Mercedes Helnwein, the daughter of Austrian-born art provocateur Gottfried Helnwein, rubbed shoulders with artists such as Keith Haring and Andy Warhol before she learned to say "post-structuralism." Her most recent collection, Strange Days, at New York's Bespoke Gallery, featured evocative drawings of women in a variety of languorous poses. At the beginning of next year, Simon & Schuster will release her new novel, The Potential Hazards of Hester Day..
What’s going on with the women in Strange Days?
Each drawing represents a frozen scene from a story, usually a weird one. I let viewers decide what it’s about, though. I don’t think it’s fair to hand them every little detail, so that they’re cut off from contributing—or, just as likely in the art world—I don’t want to give them something so conceptual and pretentious that they have to pretend to understand it for fear of being an idiot.
Is being an artist everything you’d hoped for?
Well, I’m lucky to be able to do what I did as a kid and get paid for it. When I was about five years old, my dad told me how boring art school was. I kept thinking, “Are you kidding? You drew all day in school!” I’d be lying, however, if I said there weren’t frustrations. Look at any genre of art and you’ll see that there’s a lot to be annoyed about as an artist with honest intentions. And yes, I discovered that there are parts of the process—especially when it’s a huge project—that actually can be boring. And yet, it’s somehow all worth it.

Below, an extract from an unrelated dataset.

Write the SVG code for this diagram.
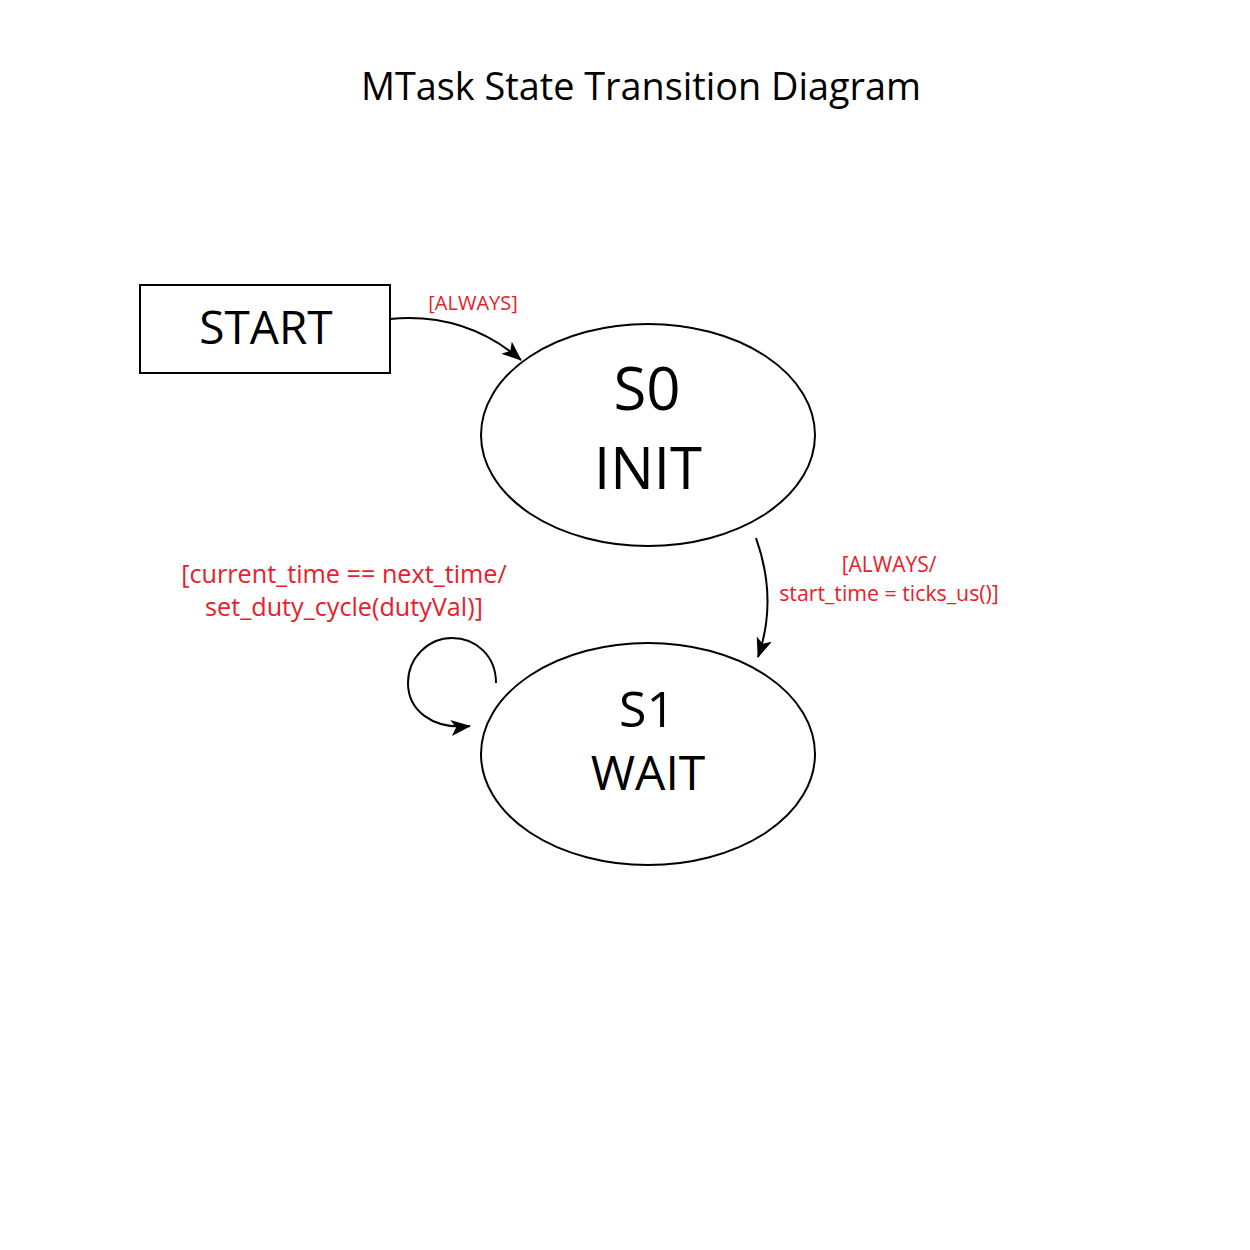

"Small town" is what Souther Salazar—who hails from Oakdale, California—still calls himself. Now living in Los Angeles, Salazar's recent show at Newe York's Jonathan Levine Gallery, Space Cadets, is a revelation of everyday oddities and otherworldly ink renderings of light-bulb hot air balloons, asthma inhaler jet planes, and pet-like monsters.
Tell me about your art school experience.

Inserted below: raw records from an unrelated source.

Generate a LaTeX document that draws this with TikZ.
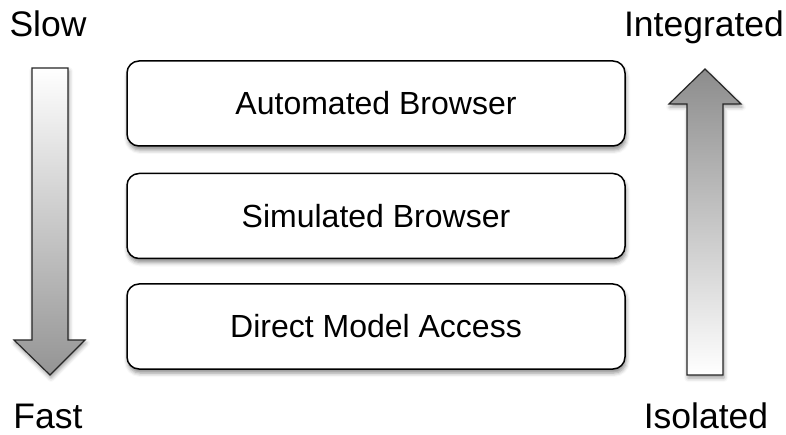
\documentclass[tikz,border=0pt]{standalone}
\usepackage{fontspec}
\setmainfont{Liberation Sans}
\usetikzlibrary{shadows.blur}
\begin{document}
\begin{tikzpicture}[x=1pt,y=-1pt,
  layerbox/.style={draw=black, line width=1.5pt, rounded corners=12pt, fill=white,
    minimum width=498pt, minimum height=85pt, inner sep=0pt,
    font=\fontsize{32}{38}\selectfont,
    blur shadow={shadow xshift=1pt, shadow yshift=-4pt, shadow blur radius=4pt, shadow opacity=45}},
  sidelabel/.style={anchor=base, inner sep=0pt, font=\fontsize{35.5}{42}\selectfont},
  arrowshape/.style={draw=black!85, line width=1.2pt,
    blur shadow={shadow xshift=1pt, shadow yshift=-3pt, shadow blur radius=4pt, shadow opacity=40}}
]
\useasboundingbox (0,0) rectangle (786,435);
% layers
\node[layerbox] (auto) at (376,103.5) {Automated Browser};
\node[layerbox] (sim) at (376,216) {Simulated Browser};
\node[layerbox] (dma) at (376,326.5) {Direct Model Access};
% side labels
\node[sidelabel] (slow) at (48,37) {Slow};
\node[sidelabel] (fast) at (48,428) {Fast};
\node[sidelabel] (integ) at (704,37) {Integrated};
\node[sidelabel] (iso) at (706,428) {Isolated};
% left arrow (down)
\path[arrowshape, top color=white, bottom color=black!42]
  (32,68) -- (68,68) -- (68,340) -- (85,340) -- (50,375) -- (14,340) -- (32,340) -- cycle;
% right arrow (up)
\path[arrowshape, top color=black!45, bottom color=white]
  (687,375) -- (723,375) -- (723,104) -- (741,104) -- (705,69) -- (669,104) -- (687,104) -- cycle;
\end{tikzpicture}
\end{document}
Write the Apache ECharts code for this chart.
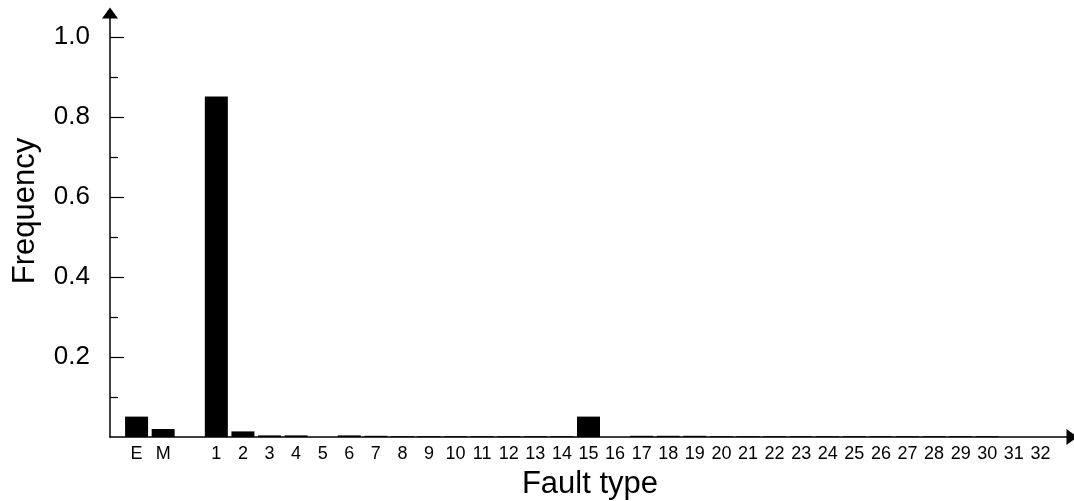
<!DOCTYPE html>
<html>
<head>
<meta charset="utf-8">
<script src="https://cdn.jsdelivr.net/npm/echarts@6/dist/echarts.min.js"></script>
<style>
  html, body { margin: 0; padding: 0; background: #fff; }
  #chart { width: 1074px; height: 501px; }
</style>
</head>
<body>
<div id="chart"></div>
<script>
const faultTypes = ['E', 'M', '', '1', '2', '3', '4', '5', '6', '7', '8', '9', '10', '11', '12', '13', '14', '15', '16',
  '17', '18', '19', '20', '21', '22', '23', '24', '25', '26', '27', '28', '29', '30', '31', '32'];
const frequency = [0.051, 0.020, null, 0.851, 0.014, 0.004, 0.004, 0, 0.004, 0.003, 0.002, 0.002, 0.002, 0.002, 0.002, 0.002, 0.002,
  0.051, 0, 0.003, 0.003, 0.003, 0.002, 0.002, 0.002, 0.002, 0.002, 0.002, 0.002, 0.002, 0.002, 0.002, 0.002, 0, 0];
const yMajorTicks = [0.2, 0.4, 0.6, 0.8, 1.0];
const yMinorTicks = [0.1, 0.3, 0.5, 0.7, 0.9];
const xTitle = 'Fault type';
const yTitle = 'Frequency';

const FONT = "'Liberation Sans', Arial, sans-serif";
const axisCats = [''].concat(faultTypes).concat(['']);
const axisVals = [null].concat(frequency).concat([null]);

const chart = echarts.init(document.getElementById('chart'), null, { renderer: 'canvas' });
chart.setOption({
  animation: false,
  backgroundColor: '#fff',
  grid: { left: 110, right: 7, top: 13, bottom: 64, containLabel: false, outerBoundsMode: 'none' },
  xAxis: {
    type: 'category',
    data: axisCats,
    boundaryGap: false,
    axisLine: { lineStyle: { color: '#000', width: 1.5 }, symbol: ['none', 'triangle'], symbolSize: [16, 11], symbolOffset: [0, 5] },
    axisTick: { show: false },
    splitLine: { show: false },
    axisLabel: { interval: 0, color: '#000', fontSize: 18, fontFamily: FONT, margin: 8 }
  },
  yAxis: [{
    type: 'value',
    min: 0,
    max: 1.06,
    axisLine: { show: true, lineStyle: { color: '#000', width: 1.5 }, symbol: ['none', 'triangle'], symbolSize: [16, 11] },
    axisTick: { show: true, inside: true, length: 14, customValues: yMajorTicks, lineStyle: { color: '#000', width: 1.2 } },
    axisLabel: { customValues: yMajorTicks, formatter: v => v.toFixed(1), color: '#000', fontSize: 26, fontFamily: FONT, margin: 20 },
    splitLine: { show: false }
  }, {
    type: 'value',
    min: 0,
    max: 1.06,
    position: 'left',
    axisLine: { show: false },
    axisTick: { show: true, inside: true, length: 8, customValues: yMinorTicks, lineStyle: { color: '#000', width: 1.2 } },
    axisLabel: { show: false },
    splitLine: { show: false }
  }],
  graphic: [{
    type: 'text',
    x: 25, y: 211,
    rotation: Math.PI / 2,
    style: { text: yTitle, font: '31px ' + FONT, fill: '#000', align: 'center', verticalAlign: 'middle' }
  }, {
    type: 'text',
    x: 590, y: 484,
    style: { text: xTitle, font: '31px ' + FONT, fill: '#000', align: 'center', verticalAlign: 'middle' }
  }],
  series: [{
    type: 'bar',
    data: axisVals,
    barWidth: 23,
    itemStyle: { color: '#000' },
    z: 3
  }]
});
</script>
</body>
</html>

I’ve talked to lots of people who are really jaded about the whole thing, but I loved it. I came from a pretty rural town where there weren’t a lot of opportunities for artists. While I definitely believe you don’t need to go to art school to be an artist, I also believe that one of life’s noblest pursuits is to seek knowledge. Plus, it gave me the confidence I needed to avoid settling for a really crappy job that I would have hated. Space Cadets
Why Space Cadets?
I create characters that look like they’re disengaged, because the world in each piece retreats into a different level of the imagination. Actually, that’s sort of what happens to me. My friends are always telling me how spacey I am, so I figured I’d embrace it for this show.
The work is so dreamlike.
Actually, I used to write down every one of my dreams, and turn them into little comics. I once had a dream that I had discovered a secret language in an old book in the library. Everybody had been looking for it. They were all coming after me to get the knowledge. So I shrunk really small, escaping under the library door. I climbed into a bottle cap, and escaped through the gutter.